Interestingly, the report update also delivered some knocks on the Central Bank of Nigeria (CBN) over its current intervention in the agriculture sector.

Finding fault with the apex bank’s policy initiative, the NEU report said; “CBN financing schemes for the agriculture sector and forex restrictions designed to reduce imports of staple foods will continue to support the sector, but will affect the quality and increase the price of agricultural produce,” it said.

It warned that “with little growth in agriculture and few opportunities elsewhere, agricultural labour productivity is expected to stagnate, failing to improve the living standards of the 40 million Nigerians it employs.”

The World Bank report also stated that “uncertainties about Nigeria’s macro-economic fundamentals may limit FDI inflows to small investments in domestic production. Although in recent years the Federal Government and some state governments have made significant efforts to improve business regulation, long-term investors continue to find Nigeria unattractive because of such fundamental structural deficiencies as prolonged insecurity and a significant infrastructure deficit.”

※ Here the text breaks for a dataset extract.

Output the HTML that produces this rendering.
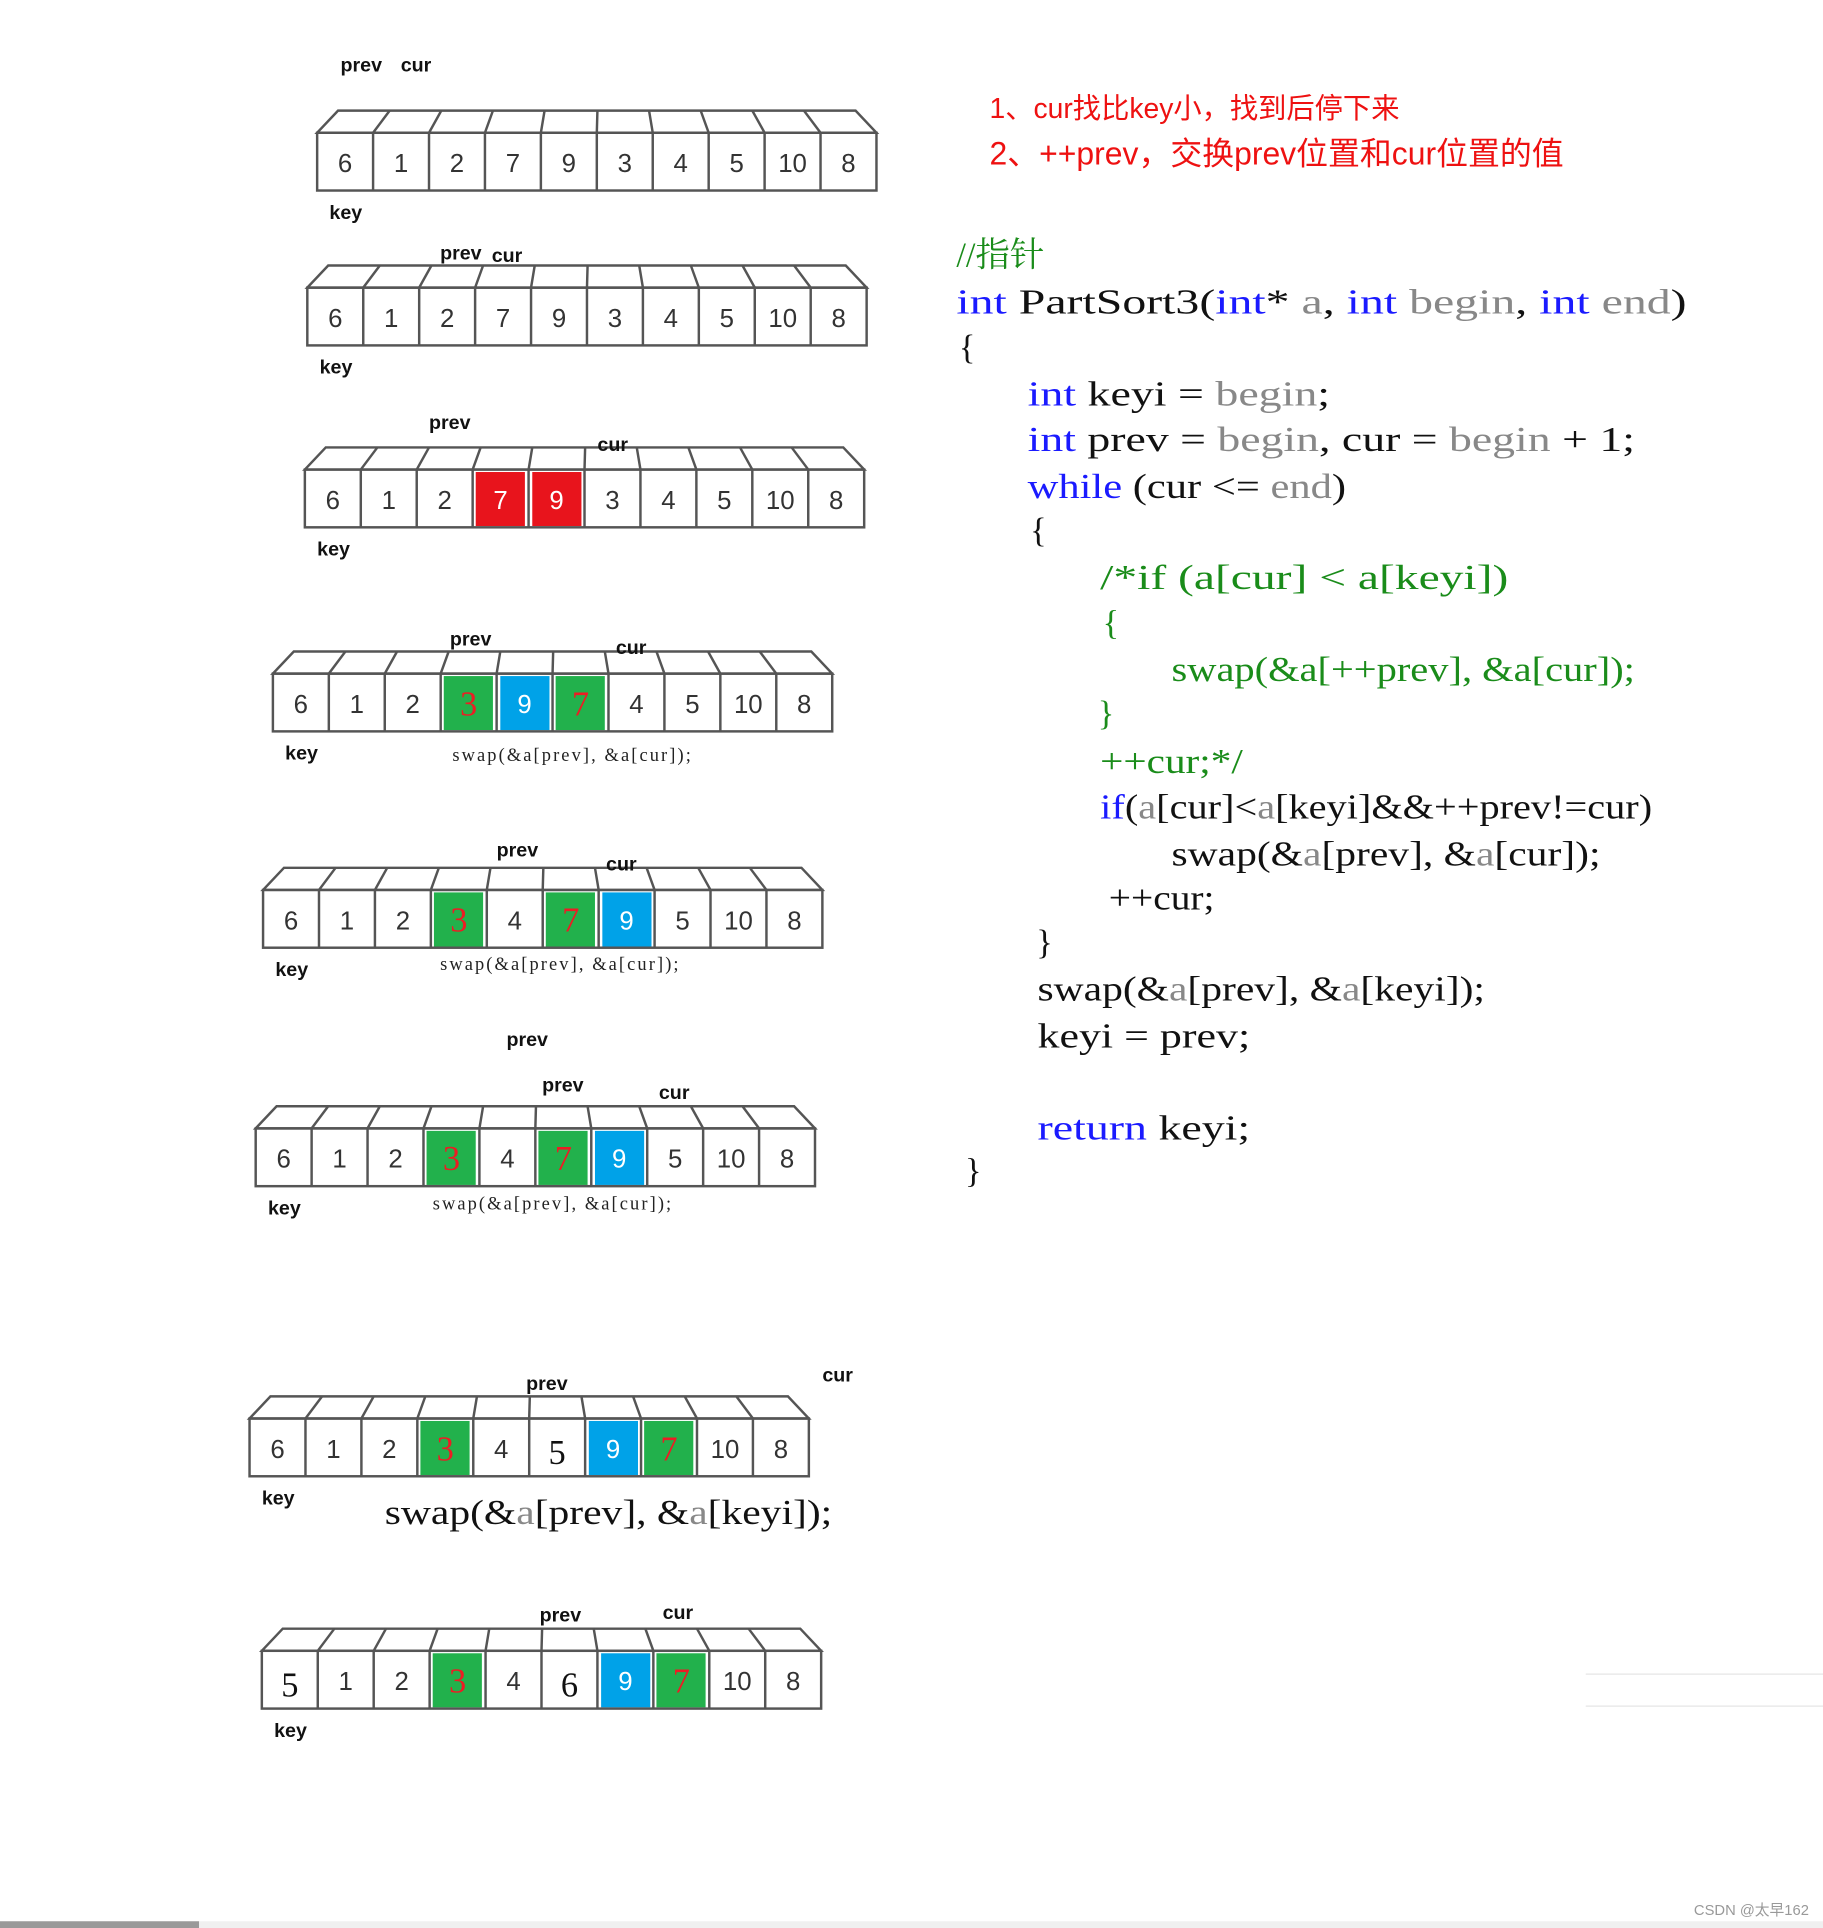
<!DOCTYPE html>
<html><head><meta charset="utf-8"><style>html,body{margin:0;padding:0;background:#fff}svg{display:block}</style></head>
<body>
<svg width="1823" height="1928" viewBox="0 0 1483 1568.5" preserveAspectRatio="none" xmlns="http://www.w3.org/2000/svg">
<defs>
<g id="f" fill="none" stroke="#555" stroke-width="2">
<polygon points="0,18 17,0 438,0 455,18"/>
<rect x="0" y="18" width="455" height="47"/>
<path d="M45.5,18V65M91,18V65M136.5,18V65M182,18V65M227.5,18V65M273,18V65M318.5,18V65M364,18V65M409.5,18V65"/>
<path d="M45.5,18L59,0M91,18L101,0M136.5,18L143,0M182,18L185,0M227.5,18L228,0M273,18L270,0M318.5,18L312,0M364,18L354,0M409.5,18L396,0"/>
</g>
</defs>
<style>
.d{font-family:"Liberation Sans",sans-serif;font-size:21px;fill:#333;text-anchor:middle}
.s{font-family:"Liberation Serif",serif;font-size:28px;fill:#111;text-anchor:middle;font-style:normal}
.l{font-family:"Liberation Sans",sans-serif;font-weight:bold;font-size:16px;fill:#111}
.c{font-family:"Liberation Serif","Noto Serif CJK SC",serif;font-size:28px;fill:#111}
.k{fill:#1a1aff}.g{fill:#888}.gr{fill:#1a8c1a}
.sw{font-family:"Liberation Serif",serif;font-size:15px;fill:#222}
</style>

<g transform="translate(258,90)"><use href="#f"/>
<g class="d"><text x="22.75" y="50">6</text><text x="68.25" y="50">1</text><text x="113.75" y="50">2</text><text x="159.25" y="50">7</text><text x="204.75" y="50">9</text><text x="250.25" y="50">3</text><text x="295.75" y="50">4</text><text x="341.25" y="50">5</text><text x="386.75" y="50">10</text><text x="432.25" y="50">8</text></g></g>
<text class="l" x="277" y="58">prev</text><text class="l" x="326" y="58">cur</text><text class="l" x="268" y="178">key</text>

<g transform="translate(250,216)"><use href="#f"/>
<g class="d"><text x="22.75" y="50">6</text><text x="68.25" y="50">1</text><text x="113.75" y="50">2</text><text x="159.25" y="50">7</text><text x="204.75" y="50">9</text><text x="250.25" y="50">3</text><text x="295.75" y="50">4</text><text x="341.25" y="50">5</text><text x="386.75" y="50">10</text><text x="432.25" y="50">8</text></g></g>
<text class="l" x="358" y="211">prev</text><text class="l" x="400" y="213">cur</text><text class="l" x="260" y="304">key</text>

<g transform="translate(248,364)">
<rect x="139" y="20" width="40" height="44" fill="#e8141c"/><rect x="185" y="20" width="40" height="44" fill="#e8141c"/>
<use href="#f"/>
<g class="d"><text x="22.75" y="50">6</text><text x="68.25" y="50">1</text><text x="113.75" y="50">2</text><text x="159.25" y="50" style="fill:#fff">7</text><text x="204.75" y="50" style="fill:#fff">9</text><text x="250.25" y="50">3</text><text x="295.75" y="50">4</text><text x="341.25" y="50">5</text><text x="386.75" y="50">10</text><text x="432.25" y="50">8</text></g></g>
<text class="l" x="349" y="349">prev</text><text class="l" x="486" y="367">cur</text><text class="l" x="258" y="452">key</text>

<g transform="translate(222,530)">
<rect x="139" y="20" width="40" height="44" fill="#22b14c"/><rect x="185" y="20" width="40" height="44" fill="#00a2e8"/><rect x="230" y="20" width="40" height="44" fill="#22b14c"/>
<use href="#f"/>
<g class="d"><text x="22.75" y="50">6</text><text x="68.25" y="50">1</text><text x="113.75" y="50">2</text><text x="159.25" y="52" class="s" style="fill:#ed1c24">3</text><text x="204.75" y="50" style="fill:#fff">9</text><text x="250.25" y="52" class="s" style="fill:#ed1c24">7</text><text x="295.75" y="50">4</text><text x="341.25" y="50">5</text><text x="386.75" y="50">10</text><text x="432.25" y="50">8</text></g></g>
<text class="l" x="366" y="525">prev</text><text class="l" x="501" y="532">cur</text><text class="l" x="232" y="618">key</text>
<text class="sw" x="368" y="619" textLength="194" lengthAdjust="spacing">swap(&amp;a[prev], &amp;a[cur]);</text>

<g transform="translate(214,706)">
<rect x="139" y="20" width="40" height="44" fill="#22b14c"/><rect x="230" y="20" width="40" height="44" fill="#22b14c"/><rect x="276" y="20" width="40" height="44" fill="#00a2e8"/>
<use href="#f"/>
<g class="d"><text x="22.75" y="50">6</text><text x="68.25" y="50">1</text><text x="113.75" y="50">2</text><text x="159.25" y="52" class="s" style="fill:#ed1c24">3</text><text x="204.75" y="50">4</text><text x="250.25" y="52" class="s" style="fill:#ed1c24">7</text><text x="295.75" y="50" style="fill:#fff">9</text><text x="341.25" y="50">5</text><text x="386.75" y="50">10</text><text x="432.25" y="50">8</text></g></g>
<text class="l" x="404" y="697">prev</text><text class="l" x="493" y="708">cur</text><text class="l" x="224" y="794">key</text>
<text class="sw" x="358" y="789" textLength="194" lengthAdjust="spacing">swap(&amp;a[prev], &amp;a[cur]);</text>

<g transform="translate(208,900)">
<rect x="139" y="20" width="40" height="44" fill="#22b14c"/><rect x="230" y="20" width="40" height="44" fill="#22b14c"/><rect x="276" y="20" width="40" height="44" fill="#00a2e8"/>
<use href="#f"/>
<g class="d"><text x="22.75" y="50">6</text><text x="68.25" y="50">1</text><text x="113.75" y="50">2</text><text x="159.25" y="52" class="s" style="fill:#ed1c24">3</text><text x="204.75" y="50">4</text><text x="250.25" y="52" class="s" style="fill:#ed1c24">7</text><text x="295.75" y="50" style="fill:#fff">9</text><text x="341.25" y="50">5</text><text x="386.75" y="50">10</text><text x="432.25" y="50">8</text></g></g>
<text class="l" x="412" y="851">prev</text><text class="l" x="441" y="888">prev</text><text class="l" x="536" y="894">cur</text><text class="l" x="218" y="988">key</text>
<text class="sw" x="352" y="984" textLength="194" lengthAdjust="spacing">swap(&amp;a[prev], &amp;a[cur]);</text>

<g transform="translate(203,1136)">
<rect x="139" y="20" width="40" height="44" fill="#22b14c"/><rect x="276" y="20" width="40" height="44" fill="#00a2e8"/><rect x="321" y="20" width="40" height="44" fill="#22b14c"/>
<use href="#f"/>
<g class="d"><text x="22.75" y="50">6</text><text x="68.25" y="50">1</text><text x="113.75" y="50">2</text><text x="159.25" y="52" class="s" style="fill:#ed1c24">3</text><text x="204.75" y="50">4</text><text x="250.25" y="55" class="s">5</text><text x="295.75" y="50" style="fill:#fff">9</text><text x="341.25" y="52" class="s" style="fill:#ed1c24">7</text><text x="386.75" y="50">10</text><text x="432.25" y="50">8</text></g></g>
<text class="l" x="428" y="1131">prev</text><text class="l" x="669" y="1124">cur</text><text class="l" x="213" y="1224">key</text>
<text class="c" x="313" y="1240" textLength="364" lengthAdjust="spacingAndGlyphs">swap(&amp;<tspan class="g">a</tspan>[prev], &amp;<tspan class="g">a</tspan>[keyi]);</text>

<g transform="translate(213,1325)">
<rect x="139" y="20" width="40" height="44" fill="#22b14c"/><rect x="276" y="20" width="40" height="44" fill="#00a2e8"/><rect x="321" y="20" width="40" height="44" fill="#22b14c"/>
<use href="#f"/>
<g class="d"><text x="22.75" y="55" class="s">5</text><text x="68.25" y="50">1</text><text x="113.75" y="50">2</text><text x="159.25" y="52" class="s" style="fill:#ed1c24">3</text><text x="204.75" y="50">4</text><text x="250.25" y="55" class="s">6</text><text x="295.75" y="50" style="fill:#fff">9</text><text x="341.25" y="52" class="s" style="fill:#ed1c24">7</text><text x="386.75" y="50">10</text><text x="432.25" y="50">8</text></g></g>
<text class="l" x="439" y="1319">prev</text><text class="l" x="539" y="1317">cur</text><text class="l" x="223" y="1413">key</text>

<text x="805" y="96" font-family="'Liberation Sans','Noto Sans CJK SC',sans-serif" font-size="23" fill="#ee1111">1、cur找比key小，找到后停下来</text>
<text x="805" y="134" font-family="'Liberation Sans','Noto Sans CJK SC',sans-serif" font-size="26" fill="#ee1111" textLength="467" lengthAdjust="spacingAndGlyphs">2、++prev，交换prev位置和cur位置的值</text>

<g class="c">
<text x="778" y="217" class="gr">//指针</text>
<text x="778" y="255" textLength="594" lengthAdjust="spacingAndGlyphs"><tspan class="k">int</tspan> PartSort3(<tspan class="k">int</tspan>* <tspan class="g">a</tspan>, <tspan class="k">int</tspan> <tspan class="g">begin</tspan>, <tspan class="k">int</tspan> <tspan class="g">end</tspan>)</text>
<text x="780" y="292">{</text>
<text x="836" y="330" textLength="246" lengthAdjust="spacingAndGlyphs"><tspan class="k">int</tspan> keyi = <tspan class="g">begin</tspan>;</text>
<text x="836" y="367" textLength="494" lengthAdjust="spacingAndGlyphs"><tspan class="k">int</tspan> prev = <tspan class="g">begin</tspan>, cur = <tspan class="g">begin</tspan> + 1;</text>
<text x="836" y="405" textLength="259" lengthAdjust="spacingAndGlyphs"><tspan class="k">while</tspan> (cur &lt;= <tspan class="g">end</tspan>)</text>
<text x="838" y="441">{</text>
<text x="895" y="479" class="gr" textLength="332" lengthAdjust="spacingAndGlyphs">/*if (a[cur] &lt; a[keyi])</text>
<text x="897" y="516" class="gr">{</text>
<text x="953" y="554" class="gr" textLength="377" lengthAdjust="spacingAndGlyphs">swap(&amp;a[++prev], &amp;a[cur]);</text>
<text x="893" y="590" class="gr">}</text>
<text x="895" y="629" class="gr" textLength="116" lengthAdjust="spacingAndGlyphs">++cur;*/</text>
<text x="895" y="666" textLength="449" lengthAdjust="spacingAndGlyphs"><tspan class="k">if</tspan>(<tspan class="g">a</tspan>[cur]&lt;<tspan class="g">a</tspan>[keyi]&amp;&amp;++prev!=cur)</text>
<text x="953" y="704" textLength="349" lengthAdjust="spacingAndGlyphs">swap(&amp;<tspan class="g">a</tspan>[prev], &amp;<tspan class="g">a</tspan>[cur]);</text>
<text x="902" y="740" textLength="86" lengthAdjust="spacingAndGlyphs">++cur;</text>
<text x="843" y="776">}</text>
<text x="844" y="814" textLength="364" lengthAdjust="spacingAndGlyphs">swap(&amp;<tspan class="g">a</tspan>[prev], &amp;<tspan class="g">a</tspan>[keyi]);</text>
<text x="844" y="852" textLength="173" lengthAdjust="spacingAndGlyphs">keyi = prev;</text>
<text x="844" y="927" textLength="173" lengthAdjust="spacingAndGlyphs"><tspan class="k">return</tspan> keyi;</text>
<text x="785" y="962">}</text>
</g>

<line x1="1290" y1="1362" x2="1483" y2="1362" stroke="#e6e6e6" stroke-width="1"/>
<line x1="1290" y1="1388" x2="1483" y2="1388" stroke="#e6e6e6" stroke-width="1"/>
<rect x="0" y="1563" width="162" height="6" fill="#999"/>
<rect x="162" y="1563" width="1321" height="6" fill="#f0f0f0"/>
<text x="1378" y="1558" font-family="'Liberation Sans','Noto Sans CJK SC',sans-serif" font-size="12" fill="#999">CSDN @太早162</text>
</svg>
</body></html>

Furthermore, it stated that “sources of external financing for Nigeria require close monitoring. It added: Highly concentrated in monetary instruments, FPI flows tend to be responsive to domestic monetary policy decisions. For Nigeria, the report stated. “sudden outflows would eat into already slipping external reserves and could destabilise the current exchange rate solution decision to hold the IEFX rate at about N360/$).”

External reserves rose from $43.1 billion in January to $45.1 billion at the end of June, equivalent to six months of goods and service imports.

Looking at efforts in the area of job creation and employment generation, the NEU report said “some states are creating enough jobs to keep up with the growth of their labour forces.

It stated that in the year following the recession (between the first quarter of 2017 and the first quarter of 2018), “10states saw some positive job creation, but the number of new jobs was not sufficient to absorb the new entrants into the labour force”.

Noting that during the period under review, 26 states and the Federal Capital Territory (FCT) were still losing jobs, with rising unemployment rate,the World Bank said; “By the third quarter of 2018, four states—Lagos, Rivers, Enugu, and Ondo—growth of full- and part-time jobs significantly outpaced the growth of the labour force, reducing unemployed, and the number of job-losing states declined to 21, including the FCT”, adding that  The remaining 11 states created new jobs, but not enough to employ all new labour-force entrants.”

Commenting on the average unemployment rates, the report said, “are higher in oil abundant southern states and in the North, where they are also rising more rapidly. In 2018, nine northern states experienced increases in unemployment rates of over 10 per cent.”

The report however claimed that the quality of available jobs, has declined significantly, noting that; “Most new jobs created in the last five years were part-time, and the likelihood of getting a full-time job is now lower than it was before the oil shock. In 2014, 81 per cent of new jobs were full-time. As the economy entered recession in 2016, fewer full-time jobs became available, though there were more part-time jobs.”

“In 2017, there were not enough part time jobs to balance the sustained decline in full-time jobs, and total jobs fell by more than 700,000. In 2018, both full- and part-time jobs grew positively, but at a low rate. By the end of the year, three million fewer full-time jobs were available than had been before the crisis.”

About 48 hours after the report was released, there is no official reaction from the Nigeria government.

Meanwhile, some media reports quoted the Director, Corporate Communications of the CBN, Mr Isaac Okorafor as saying that the apex bank will have to fully study and dissect the report first before coming up with its official position.